Pero no todo fue perfecto de lo que pude ver (porque había cosas del menú que, personalmente, no me interesaban, por ejemplo Powerwolf pero esto nos pasa a todos en cualquier festival, nada que objetar). Pero:

  • Heilung como cabeza de cartel: error histórico. Aburrido, cansino y fuera de lugar.

  • Van Canto: malos, de lo peor que he visto en años. Un escenario grande exige nivel, y punto.

Aun así, disfruté como un enano con Hatebreed, Dogma, Fit for a King, W.A.S.P., Mikael Stanne en todas sus versiones (The Halo Effect y Cemetery Skyline), April Art, Lost Society, Lacrimas Profundere, Crystal Lakey, sobre todo, Angelus Apatrida, que son, me atrevo a decir, la mejor banda que ha parido este país en la historia. ¿Qué dices, Juanma?… Lo que acabas de leer. Tuvimos momento de bandas solapadas y tuvimos que ir de un escenario a otro corriendo para poder verlas. Eso hacía tiempo que no me pasaba.

La cartera, Linkoln Park y la buena gente.
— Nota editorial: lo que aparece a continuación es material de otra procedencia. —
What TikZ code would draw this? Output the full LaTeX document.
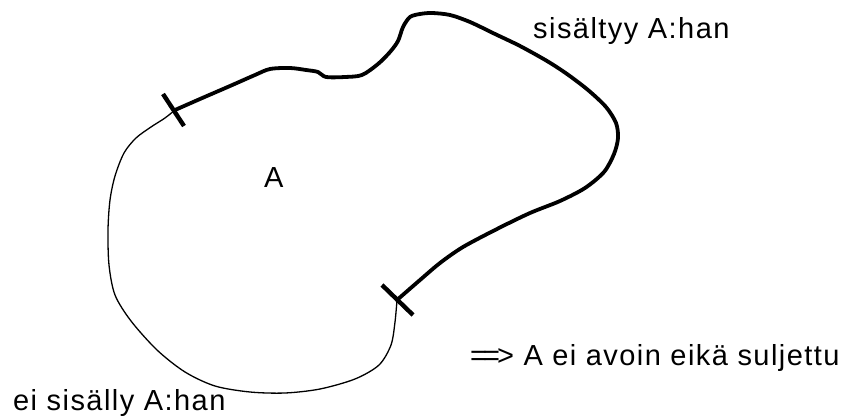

Ver a los Ángelus Apátrida el último día sobre la una de la mañana, entre tanto Wall of Death o Circle Pits, por primera vez en mi vida, perdí la cartera. DNI, carnet de conducir, pasta, la entrada de 2026… El final de la noche y del festival se había convertido en tragedia. Imagínense volver desde la salida ya del festival (cuando uno se dio cuenta) a buscarla (iluso) en ese campo de batalla tras los Ángelus Apátrida, todo lleno de vasos, con esa angustia, y además de mi disgusto, sumar que sonaba una banda tributo llamada Linkoln Park. OTRA CAGADA: tenía una banda sonora de mierda para un momento agónico.

Personalmente, no me gustan las bandas tributo: son otro de los males de hoy en día. Sí, sí, sí… y menos en un festival de este calibre. ¿De verdad no había otra banda?

Con la linterna del móvil en la mano, buscando entre la hierba y protestando por lo ocurrido (y lo que oía no me ayudaba), una pareja se me acercó y me preguntó mi nombre para confirmar que era yo.

Me devolvieron la cartera entera, con todo, mientras me decían que me estaban buscando por Facebook.

En ese momento dejé de oír al tributo y me fui sonriendo, con la sensación de: “Esto sí es un gran festival”. Porque sí, el Leyendas del Rock cada año me devuelve la ilusión de encarar el próximo tour veraniego con ganas. En mi opinión, el mejor festival de los que yo he podido asistir. Enhorabuena.

Epílogo con aviso.

Me gasté el triple en el Leyendas del Rock de lo que suelo gastar en uno de esos festivales “cajero automático”.
Aviso a navegantes: esa estrategia no funciona.